Spitz ran as the candidate for Alliance 90/The Greens in the Unna I constituency for the 2013 federal election, and was placed 16th on the party's state list in North Rhine-Westphalia. In the constituency, he secured the third-best result with 5.6% of the vote, trailing the candidates from the SPD and CDU. As the North Rhine-Westphalia state branch of Alliance 90/The Greens won only 13 seats via the state list, his 16th-place ranking was insufficient for him to enter the Bundestag.

Following Alliance 90/The Greens' defeat in the 2013 election, Spitz announced he would not run again for the federal executive board. At one point, he was considered a potential successor to Steffi Lemke as the federal party secretary.

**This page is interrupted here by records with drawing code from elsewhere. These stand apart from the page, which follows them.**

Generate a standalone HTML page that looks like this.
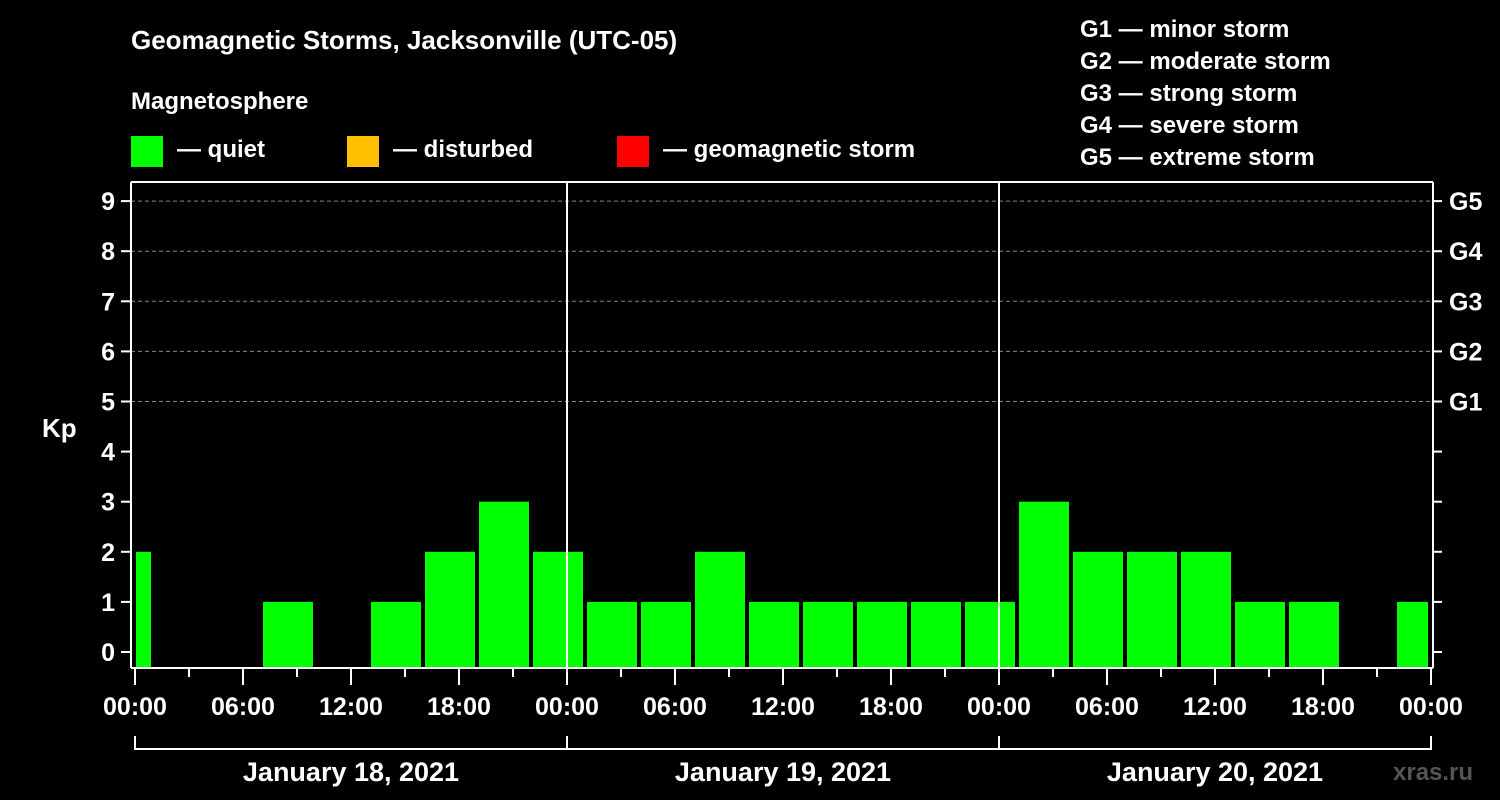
<!DOCTYPE html>
<html><head><meta charset="utf-8"><style>
html,body{margin:0;padding:0;background:#000;}
svg, svg text{font-family:"Liberation Sans",Arial,sans-serif;font-weight:bold;}
svg{display:block;}
</style></head><body>
<svg id="chart" width="1500" height="800" viewBox="0 0 1500 800" font-family="Liberation Sans, Arial, sans-serif" font-weight="bold">
<rect x="0" y="0" width="1500" height="800" fill="#000"/>
<text x="131" y="49" font-size="26" fill="#fff">Geomagnetic Storms, Jacksonville (UTC-05)</text>
<text x="131" y="109" font-size="24" fill="#fff">Magnetosphere</text>
<g><rect x="131" y="136" width="32" height="31" fill="#00ff00"/><text x="177" y="157" font-size="24" fill="#fff">— quiet</text></g>
<g><rect x="347" y="136" width="32" height="31" fill="#ffc000"/><text x="393" y="157" font-size="24" fill="#fff">— disturbed</text></g>
<g><rect x="617" y="136" width="32" height="31" fill="#ff0000"/><text x="663" y="157" font-size="24" fill="#fff">— geomagnetic storm</text></g>
<g font-size="24" fill="#fff">
<text x="1080" y="37">G1 — minor storm</text>
<text x="1080" y="69">G2 — moderate storm</text>
<text x="1080" y="101">G3 — strong storm</text>
<text x="1080" y="133">G4 — severe storm</text>
<text x="1080" y="165">G5 — extreme storm</text>
</g>
<text x="42" y="437" font-size="26" fill="#fff">Kp</text>
<text x="1393" y="780" font-size="24" fill="#555" font-weight="normal">xras.ru</text>
<g id="grid"></g><g id="bars"></g><g id="axes" font-family="Liberation Sans, Arial, sans-serif" font-weight="bold"></g>
</svg>
<script>
const kpValues = [2,0,0,1,0,1,2,3,2, 1,1,2,1,1,1,1,1, 3,2,2,2,1,1,0,1];
const firstBinHour = -2;
const yTicks = [0,1,2,3,4,5,6,7,8,9];
const gLabels = ["G1","G2","G3","G4","G5"];
const xTickLabels = ["00:00","06:00","12:00","18:00","00:00","06:00","12:00","18:00","00:00","06:00","12:00","18:00","00:00"];
const dayLabels = ["January 18, 2021","January 19, 2021","January 20, 2021"];

(function(){
const NS="http://www.w3.org/2000/svg";
const x0=135, pxH=18, plotLeft=131, plotRight=1433, plotTop=182, plotBottom=668;
const xS=h=>x0+h*pxH;
const yS=v=>652-v*50.1;
function mk(tag,attrs,parent){const e=document.createElementNS(NS,tag);for(const k in attrs)e.setAttribute(k,attrs[k]);parent.appendChild(e);return e;}
const grid=document.getElementById('grid'),bars=document.getElementById('bars'),axes=document.getElementById('axes');
yTicks.forEach(v=>{
  if(v>=5){const l=mk('line',{x1:plotLeft,x2:plotRight,y1:yS(v),y2:yS(v),stroke:'#888','stroke-dasharray':'4,3','stroke-width':1},grid);
  
  }
  const t=mk('line',{x1:plotLeft-10,x2:plotLeft,y1:yS(v),y2:yS(v),stroke:'#fff','stroke-width':2},axes);
  
  
  const tr=mk('line',{x1:plotRight,x2:plotRight+9,y1:yS(v),y2:yS(v),stroke:'#fff','stroke-width':2},axes);
  
  
  const tx=mk('text',{x:plotLeft-16,y:yS(v)+9,'text-anchor':'end','font-size':25,fill:'#fff'},axes);
  tx.textContent=v;
  
  
});
gLabels.forEach((g,i)=>{
  const tx=mk('text',{x:1449,y:yS(5+i)+9,'font-size':25,fill:'#fff'},axes);
  tx.textContent=g;
  
  
});
kpValues.forEach((v,i)=>{
  if(v<=0)return;
  let a=xS(firstBinHour+i*3)+2,b=xS(firstBinHour+i*3+3)-2;
  a=Math.max(a,x0+1);b=Math.min(b,xS(72)-3);
  const col=v>=5?'#ff0000':(v>=4?'#ffc000':'#00ff00');
  const r=mk('rect',{x:a,y:yS(v),width:b-a,height:plotBottom-yS(v),fill:col},bars);
  
  
});
[[plotLeft,plotTop,plotRight,plotTop],[plotLeft,plotTop,plotLeft,plotBottom],[plotRight,plotTop,plotRight,plotBottom],[plotLeft,plotBottom,plotRight,plotBottom]].forEach(c=>{
  const l=mk('line',{x1:c[0],y1:c[1],x2:c[2],y2:c[3],stroke:'#fff','stroke-width':2},axes);
  
  
});
[24,48].forEach(h=>{
  const l=mk('line',{x1:xS(h),x2:xS(h),y1:plotTop,y2:plotBottom,stroke:'#fff','stroke-width':2},axes);
  
  
});
for(let h=0;h<=72;h+=3){
  const l=mk('line',{x1:xS(h),x2:xS(h),y1:plotBottom,y2:h%6===0?plotBottom+17:plotBottom+9,stroke:'#fff','stroke-width':2},axes);
  
  
}
xTickLabels.forEach((s,i)=>{
  const tx=mk('text',{x:xS(i*6),y:715,'text-anchor':'middle','font-size':25,fill:'#fff'},axes);
  tx.textContent=s;
  
  
});
const br=mk('line',{x1:xS(0),x2:xS(72),y1:749,y2:749,stroke:'#fff','stroke-width':2},axes);


[0,24,48,72].forEach(h=>{
  const l=mk('line',{x1:xS(h),x2:xS(h),y1:736,y2:750,stroke:'#fff','stroke-width':2},axes);
  
  
});
dayLabels.forEach((d,i)=>{
  const tx=mk('text',{x:xS(i*24+12),y:781,'text-anchor':'middle','font-size':27,fill:'#fff'},axes);
  tx.textContent=d;
  
  
});
})();
</script>
</body></html>
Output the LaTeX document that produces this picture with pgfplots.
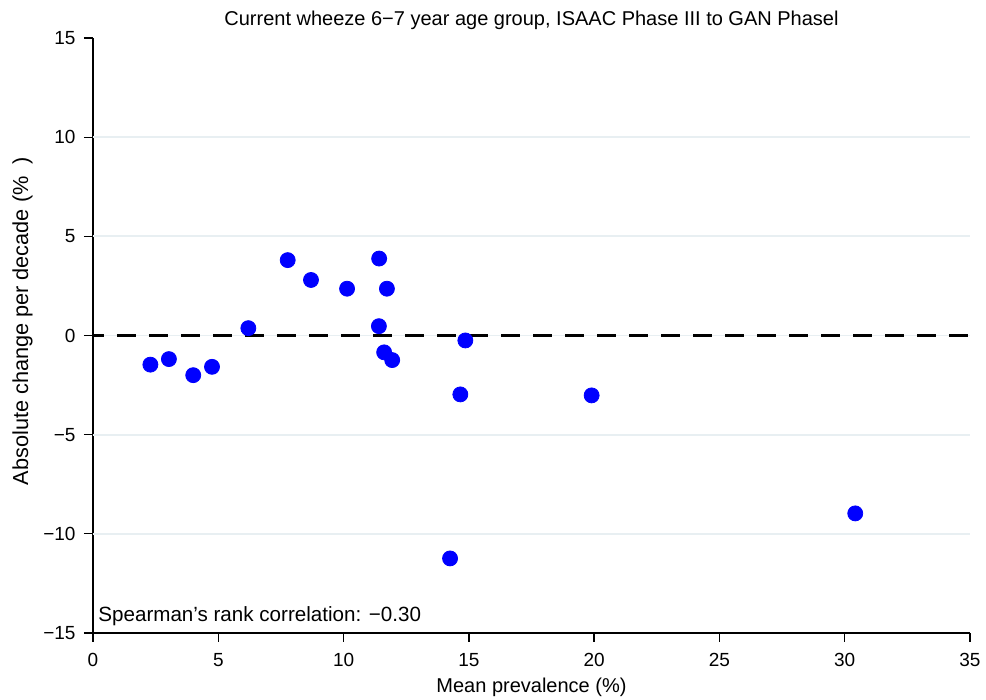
\documentclass[border=0pt]{standalone}
\usepackage{fontspec}
\setmainfont{Liberation Sans}
\usepackage{pgfplots}
\pgfplotsset{compat=1.18}
\definecolor{gridc}{RGB}{232,239,242}
\begin{document}
\begin{tikzpicture}
\path[use as bounding box] (-46.5pt,-33.5pt) rectangle (446.5pt,316.5pt);
\begin{axis}[
  at={(0,0)}, anchor=south west, scale only axis,
  width=438.5pt, height=297.5pt,
  xmin=0, xmax=35, ymin=-15, ymax=15,
  axis lines=left,
  axis line style={-, black, line width=0.65pt},
  xtick={0,5,...,35}, xticklabels={0,5,10,15,20,25,30,35},
  ytick={-15,-10,...,15}, yticklabels={−15,−10,−5,0,5,10,15},
  tick align=outside, major tick length=4.5pt,
  tick style={black, line width=0.65pt},
  xticklabel style={font=\fontsize{9.5}{11}\selectfont, yshift=-2pt},
  yticklabel style={font=\fontsize{9.5}{11}\selectfont, xshift=-0.7pt},
  extra y ticks={-10,-5,0,5,10},
  extra y tick labels={},
  extra y tick style={grid=major, major tick length=0pt,
     major grid style={gridc, line width=0.9pt}},
  title={Current wheeze 6−7 year age group, ISAAC Phase III to GAN Phasel},
  title style={at={(axis description cs:0.5,1)}, anchor=base, font=\fontsize{10}{12}\selectfont},
  xlabel={Mean prevalence (\%)},
  xlabel style={at={(axis description cs:0.5,-0.0992)}, anchor=base, font=\fontsize{10}{12}\selectfont},
  ylabel={Absolute change per decade (\%\hspace{0.55em})},
  ylabel style={at={(axis description cs:-0.0741,0.524)}, anchor=base, font=\fontsize{10.85}{12}\selectfont},
  clip=false,
]
\addplot[black, line width=1.1pt, dash pattern=on 9.5pt off 6.5pt, dash phase=4pt] coordinates {(0,0) (35,0)};
\addplot[only marks, mark=*, mark size=3.75pt, color=blue, mark options={draw=blue, fill=blue}] table {
x y
2.29 -1.47
3.03 -1.19
4.00 -2.00
4.75 -1.58
6.20 0.37
7.77 3.80
8.70 2.80
10.14 2.36
11.42 3.88
11.73 2.36
11.41 0.47
11.62 -0.85
11.94 -1.24
14.86 -0.25
14.66 -2.97
19.90 -3.02
30.42 -8.97
14.25 -11.24
};
\node[anchor=base west, inner sep=0pt, font=\fontsize{10.3}{12}\selectfont] at (axis description cs:0.0057,0.0185) {Spearman’s rank correlation: −0.30};
\end{axis}
\end{tikzpicture}
\end{document}
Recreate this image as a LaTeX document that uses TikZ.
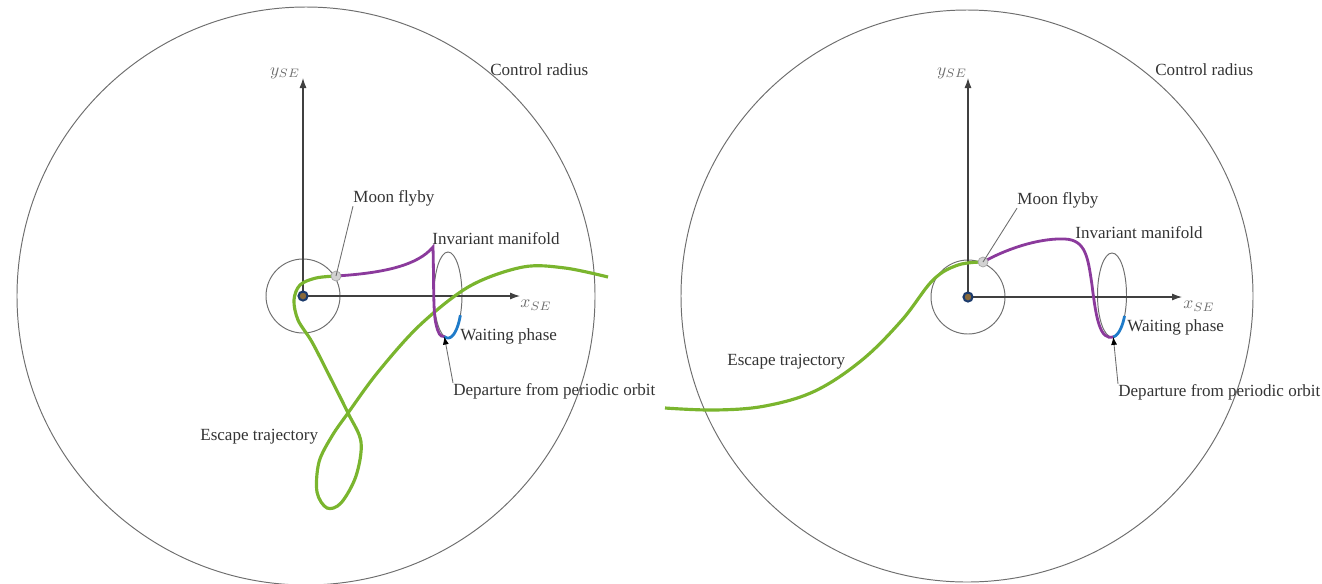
\documentclass[tikz,border=0pt]{standalone}
\usepackage{fontspec}
\setmainfont{Liberation Serif}
\usetikzlibrary{arrows.meta}
\definecolor{Verde}{HTML}{7AB52E}
\definecolor{Morado}{HTML}{8B3A9C}
\definecolor{AzulOrb}{HTML}{1F7BC9}
\definecolor{GrisTexto}{HTML}{333333}
\definecolor{GrisLinea}{HTML}{6E6E6E}
\definecolor{Tierra}{HTML}{8A6A3A}
\definecolor{AzulTierra}{HTML}{1B3A6B}

\begin{document}
\begin{tikzpicture}[
  x=0.02cm,y=-0.02cm,
  font=\fontsize{9.7}{11}\selectfont,
  text=GrisTexto,
  etiqueta/.style={inner sep=0pt,anchor=west},
  ejetxt/.style={inner sep=0pt,text=GrisLinea},
  eje/.style={-{Latex[length=2mm,width=1.4mm]},line width=0.6pt,black!75},
  guia/.style={GrisLinea,line width=0.5pt},
  punta/.style={{Latex[length=1.6mm,width=1.2mm,black]}-},
  circulo/.style={GrisLinea,line width=0.55pt},
  trayectoria/.style={Verde,line width=1.8pt},
  variedad/.style={Morado,line width=1.6pt,line cap=round},
  espera/.style={AzulOrb,line width=1.6pt}
]
  \useasboundingbox (0,0) rectangle (1322,583);

  % Panel izquierdo: la fase de espera y el sobrevuelo lunar.
  \coordinate (o1) at (303,296);
  \coordinate (luna1) at (336,276);
  \coordinate (salida1) at ({448+14*cos(105)},{295+43*sin(105)});
  \draw[circulo] (306,296) circle (289);
  \draw[circulo] (o1) circle (37);
  \draw[circulo] (448,295) ellipse [x radius=14,y radius=43];
  \draw[eje] (o1) -- (303,78);
  \draw[eje] (o1) -- (520,296);
  \node[ejetxt] (y1) at (285,73) {$y_{SE}$};
  \node[ejetxt] (x1) at (536,305) {$x_{SE}$};
  \draw[trayectoria] plot[smooth,tension=0.55] coordinates
    {(336,276) (316,278) (300,285) (294,300) (298,320) (312,342) (330,377) (348,413)
     (361,442) (356,476) (341,503) (327,508) (317,492) (319,462) (332,436)
     (348,413) (378,372) (420,325) (470,286) (523,267) (565,268) (608,277)};
  \draw[variedad] (luna1) .. controls (385,273) and (418,265) .. (433,247)
    .. controls (434,285) and (433,312) .. (436,324)
    .. controls (438,333) and (440,337) .. (salida1);
  \draw[espera] plot[domain=28:105,samples=30,variable=\t]
    ({448+14*cos(\t)},{295+43*sin(\t)});
  \fill[Tierra] (o1) circle (3.5);
  \draw[AzulTierra,line width=1.2pt] (o1) circle (4.5);
  \draw[gray!70,fill=gray!35] (luna1) circle (5);

  \node[etiqueta] (radio1) at (490,70) {Control radius};
  \node[etiqueta] (lunatxt1) at (353,198) {Moon flyby};
  \node[etiqueta] (variedadtxt1) at (432,239) {Invariant manifold};
  \node[etiqueta] (esperatxt1) at (460,336) {Waiting phase};
  \node[etiqueta] (salidatxt1) at (453,391) {Departure from periodic orbit};
  \node[etiqueta] (escapetxt1) at (200,437) {Escape trajectory};
  \draw[guia] (luna1) -- (lunatxt1.south west);
  \draw[guia,punta] (salida1) -- (salidatxt1.north west);

  % Panel derecho: el escape sale hacia la izquierda.
  \coordinate (o2) at (968,297);
  \coordinate (luna2) at (983,262);
  \coordinate (salida2) at ({1112+14.5*cos(85)},{295+42*sin(85)});
  \draw[circulo] (967,296) circle (286);
  \draw[circulo] (o2) circle (37);
  \draw[circulo] (1112,295) ellipse [x radius=14.5,y radius=42];
  \draw[eje] (o2) -- (968,78);
  \draw[eje] (o2) -- (1182,297);
  \node[ejetxt] (y2) at (952,73) {$y_{SE}$};
  \node[ejetxt] (x2) at (1199,306) {$x_{SE}$};
  \draw[trayectoria] plot[smooth,tension=0.6] coordinates
    {(983,262) (958,265) (933,280) (902,320) (862,360) (815,391) (765,406)
     (715,410) (665,408)};
  \draw[variedad] (luna2) .. controls (1012,246) and (1043,238) .. (1065,239)
    .. controls (1086,240) and (1088,258) .. (1092,285)
    .. controls (1096,318) and (1100,341) .. (salida2);
  \draw[espera] plot[domain=30:85,samples=30,variable=\t]
    ({1112+14.5*cos(\t)},{295+42*sin(\t)});
  \fill[Tierra] (o2) circle (3.5);
  \draw[AzulTierra,line width=1.2pt] (o2) circle (4.5);
  \draw[gray!70,fill=gray!35] (luna2) circle (5);

  \node[etiqueta] (radio2) at (1155,70) {Control radius};
  \node[etiqueta] (lunatxt2) at (1017,200) {Moon flyby};
  \node[etiqueta] (variedadtxt2) at (1075,233) {Invariant manifold};
  \node[etiqueta] (esperatxt2) at (1127,327) {Waiting phase};
  \node[etiqueta] (salidatxt2) at (1118,392) {Departure from periodic orbit};
  \node[etiqueta] (escapetxt2) at (727,362) {Escape trajectory};
  \draw[guia] (luna2) -- (lunatxt2.south west);
  \draw[guia,punta] (salida2) -- (salidatxt2.north west);
\end{tikzpicture}
\end{document}
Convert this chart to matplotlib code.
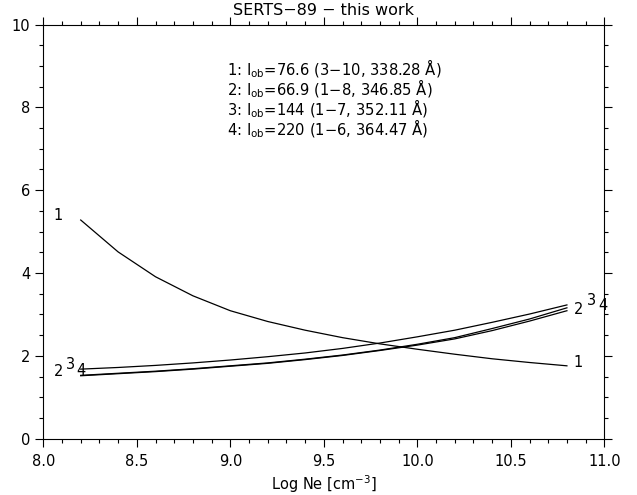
import matplotlib
matplotlib.use("Agg")
import matplotlib.pyplot as plt
from matplotlib.ticker import MultipleLocator, FormatStrFormatter

# --- DATA ---
log_ne = [8.2, 8.4, 8.6, 8.8, 9.0, 9.2, 9.4, 9.6, 9.8, 10.0, 10.2, 10.4, 10.6, 10.8]
ratio_1 = [5.28, 4.51, 3.91, 3.45, 3.09, 2.83, 2.62, 2.44, 2.29, 2.16, 2.04, 1.93, 1.84, 1.76]
ratio_2 = [1.68, 1.72, 1.77, 1.83, 1.90, 1.98, 2.07, 2.18, 2.31, 2.46, 2.62, 2.81, 3.01, 3.23]
ratio_3 = [1.53, 1.58, 1.63, 1.69, 1.76, 1.83, 1.92, 2.02, 2.14, 2.28, 2.44, 2.66, 2.89, 3.16]
ratio_4 = [1.52, 1.57, 1.62, 1.68, 1.75, 1.82, 1.91, 2.01, 2.13, 2.26, 2.41, 2.61, 2.84, 3.09]

legend_lines = [
    r"1: I$_{\rm ob}$=76.6 (3$-$10, 338.28 Å)",
    r"2: I$_{\rm ob}$=66.9 (1$-$8, 346.85 Å)",
    r"3: I$_{\rm ob}$=144 (1$-$7, 352.11 Å)",
    r"4: I$_{\rm ob}$=220 (1$-$6, 364.47 Å)",
]

plt.rcParams['mathtext.default'] = 'regular'

fig = plt.figure(figsize=(6.37, 4.95), dpi=100)
ax = fig.add_axes([0.068, 0.1137, 0.8807, 0.8368])

for r in (ratio_1, ratio_2, ratio_3, ratio_4):
    ax.plot(log_ne, r, color='black', lw=0.9)

# curve labels at both ends
fs = 10.5
ax.text(8.08, 5.40, "1", fontsize=fs, ha='center', va='center')
ax.text(10.86, 1.85, "1", fontsize=fs, ha='center', va='center')
ax.text(8.08, 1.63, "2", fontsize=fs, ha='center', va='center')
ax.text(8.145, 1.78, "3", fontsize=fs, ha='center', va='center')
ax.text(8.20, 1.65, "4", fontsize=fs, ha='center', va='center')
ax.text(10.86, 3.13, "2", fontsize=fs, ha='center', va='center')
ax.text(10.93, 3.33, "3", fontsize=fs, ha='center', va='center')
ax.text(10.99, 3.22, "4", fontsize=fs, ha='center', va='center')

# key block as one multi-line text
ax.text(0.328, 0.92, "\n".join(legend_lines), transform=ax.transAxes,
        fontsize=10.6, ha='left', va='top', linespacing=0.86)

ax.set_xlim(8.0, 11.0)
ax.set_ylim(0, 10)
ax.xaxis.set_major_locator(MultipleLocator(0.5))
ax.xaxis.set_minor_locator(MultipleLocator(0.1))
ax.yaxis.set_major_locator(MultipleLocator(2))
ax.yaxis.set_minor_locator(MultipleLocator(0.5))
ax.xaxis.set_major_formatter(FormatStrFormatter('%.1f'))
ax.yaxis.set_major_formatter(FormatStrFormatter('%d'))

ax.tick_params(which='both', direction='out', top=True, right=True,
               labelsize=fs, width=0.8)
ax.tick_params(which='major', length=6)
ax.tick_params(which='minor', length=3)
ax.tick_params(axis='x', pad=5)

for sp in ax.spines.values():
    sp.set_linewidth(0.8)

ax.set_xlabel(r"Log Ne [cm$^{-3}$]", fontsize=fs, labelpad=3)
ax.set_title("SERTS\u221289 \u2212 this work", fontsize=11.5, pad=7)

fig.savefig("out.png", dpi=100)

However, Spitz announced he would forgo this candidacy to have more time for his family and studies in the future. Instead, he successfully ran for the party council 5 times in succession.

At the state party in Siegburg in June 2014, Spitz was elected as a member of the executive board of the North Rhine-Westphalia state chapter.

Spitz is a co-author of the Green Men's Manifesto.

Spitz led the 2021 coalition negotiations for Alliance 90/The Greens in the areas of digital innovations and digital infrastructure.

== Internet Policy and Civil Rights ==
Spitz helped to build the Fairsharing network, which advocated for a flat-rate fee model for copyright violations (rather than a percentage of sales fine), and has served as one of their spokespersons. He was also the founder of the "Pro Net Neutrality" initiative in 2010 in Germany, which advocates for the legal enshrining of net neutrality.

In the summer of 2009, Spitz sued the mobile network operator T-Mobile to obtain his stored data, and subsequently made that data available to the newspaper Die Zeit in February 2011. The publication of this data was awarded the Grimme Online Award by the Grimme Institute for the Special category. Visualizations of this retained data also won a Gold LeadAward from the Lead-Academy for "Web Special of the year," as well as an Online Journalism Award in the category "Outstanding Informational Graphic or Data Visualization, Professional" from the Online News Association.

==Published Books==
- Daten – das Öl des 21. Jahrhunderts? Nachhaltigkeit im digitalen Zeitalter. (Translated title: Data – the Oil of the 21st Century? Sustainability in the Digital Age.) Hoffmann und Campe, Hamburg 2017, ISBN 978-3-455-00030-6.
- with Brigitte Biermann: Was macht ihr mit meinen Daten? (Translated title: What Are You Doing With My Data?) Hoffmann und Campe, Hamburg 2014, ISBN 978-3-455-50328-9.

== Personal life ==
Spitz lives in Berlin, and is married to fellow Greens politician Silke Gebel.